EXERCISE INSTRUCTIONS> Find the string "this" in the listing and report every line that has it.

----

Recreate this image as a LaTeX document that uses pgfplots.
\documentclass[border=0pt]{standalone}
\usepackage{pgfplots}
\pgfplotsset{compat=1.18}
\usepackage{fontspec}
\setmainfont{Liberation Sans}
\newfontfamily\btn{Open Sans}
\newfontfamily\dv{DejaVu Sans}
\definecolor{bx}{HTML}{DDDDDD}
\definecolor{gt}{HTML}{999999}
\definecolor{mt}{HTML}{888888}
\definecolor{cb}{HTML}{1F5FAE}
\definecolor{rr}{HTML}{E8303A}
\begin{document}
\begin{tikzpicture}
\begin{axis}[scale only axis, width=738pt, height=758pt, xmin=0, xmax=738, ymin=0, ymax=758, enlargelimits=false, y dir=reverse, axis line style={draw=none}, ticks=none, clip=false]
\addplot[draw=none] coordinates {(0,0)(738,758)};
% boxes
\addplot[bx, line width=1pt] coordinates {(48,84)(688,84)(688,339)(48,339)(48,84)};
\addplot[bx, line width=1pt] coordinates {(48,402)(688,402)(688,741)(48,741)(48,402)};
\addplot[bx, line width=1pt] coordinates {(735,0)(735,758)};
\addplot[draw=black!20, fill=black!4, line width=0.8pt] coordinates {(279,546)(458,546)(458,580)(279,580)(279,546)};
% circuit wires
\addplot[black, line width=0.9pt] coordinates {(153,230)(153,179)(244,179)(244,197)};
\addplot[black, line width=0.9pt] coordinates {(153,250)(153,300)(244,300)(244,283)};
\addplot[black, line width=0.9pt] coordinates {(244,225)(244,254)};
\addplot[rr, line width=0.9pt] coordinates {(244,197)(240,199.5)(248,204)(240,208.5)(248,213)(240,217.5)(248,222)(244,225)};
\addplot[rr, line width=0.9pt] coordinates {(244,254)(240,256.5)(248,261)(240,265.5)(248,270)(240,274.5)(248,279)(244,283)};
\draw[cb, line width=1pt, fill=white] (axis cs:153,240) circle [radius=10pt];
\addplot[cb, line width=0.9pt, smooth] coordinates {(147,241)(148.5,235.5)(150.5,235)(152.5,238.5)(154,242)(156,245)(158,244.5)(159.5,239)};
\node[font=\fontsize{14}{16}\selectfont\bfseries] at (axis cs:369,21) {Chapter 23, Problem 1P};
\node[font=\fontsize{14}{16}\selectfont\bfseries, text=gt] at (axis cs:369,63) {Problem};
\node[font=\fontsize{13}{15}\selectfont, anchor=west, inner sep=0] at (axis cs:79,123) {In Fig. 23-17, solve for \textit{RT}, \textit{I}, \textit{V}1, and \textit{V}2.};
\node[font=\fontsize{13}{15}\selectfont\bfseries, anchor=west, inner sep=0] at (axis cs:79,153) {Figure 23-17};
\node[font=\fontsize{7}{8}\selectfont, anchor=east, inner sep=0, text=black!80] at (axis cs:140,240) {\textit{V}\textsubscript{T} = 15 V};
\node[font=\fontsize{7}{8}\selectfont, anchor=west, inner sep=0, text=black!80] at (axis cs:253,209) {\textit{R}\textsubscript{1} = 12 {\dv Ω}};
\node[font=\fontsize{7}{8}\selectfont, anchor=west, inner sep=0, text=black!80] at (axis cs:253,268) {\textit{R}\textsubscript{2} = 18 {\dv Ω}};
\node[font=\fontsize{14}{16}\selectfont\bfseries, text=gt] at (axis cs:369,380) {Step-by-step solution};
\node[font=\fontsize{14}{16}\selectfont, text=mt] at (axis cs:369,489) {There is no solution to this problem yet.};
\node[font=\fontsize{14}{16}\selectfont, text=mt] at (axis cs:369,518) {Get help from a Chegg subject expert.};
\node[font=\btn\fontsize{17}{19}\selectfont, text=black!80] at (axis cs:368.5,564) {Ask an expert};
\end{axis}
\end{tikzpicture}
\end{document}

----

THE REPLY>
Recreate this image as a LaTeX document that uses pgfplots.
\node[font=\fontsize{14}{16}\selectfont, text=mt] at (axis cs:369,489) {There is no solution to this problem yet.};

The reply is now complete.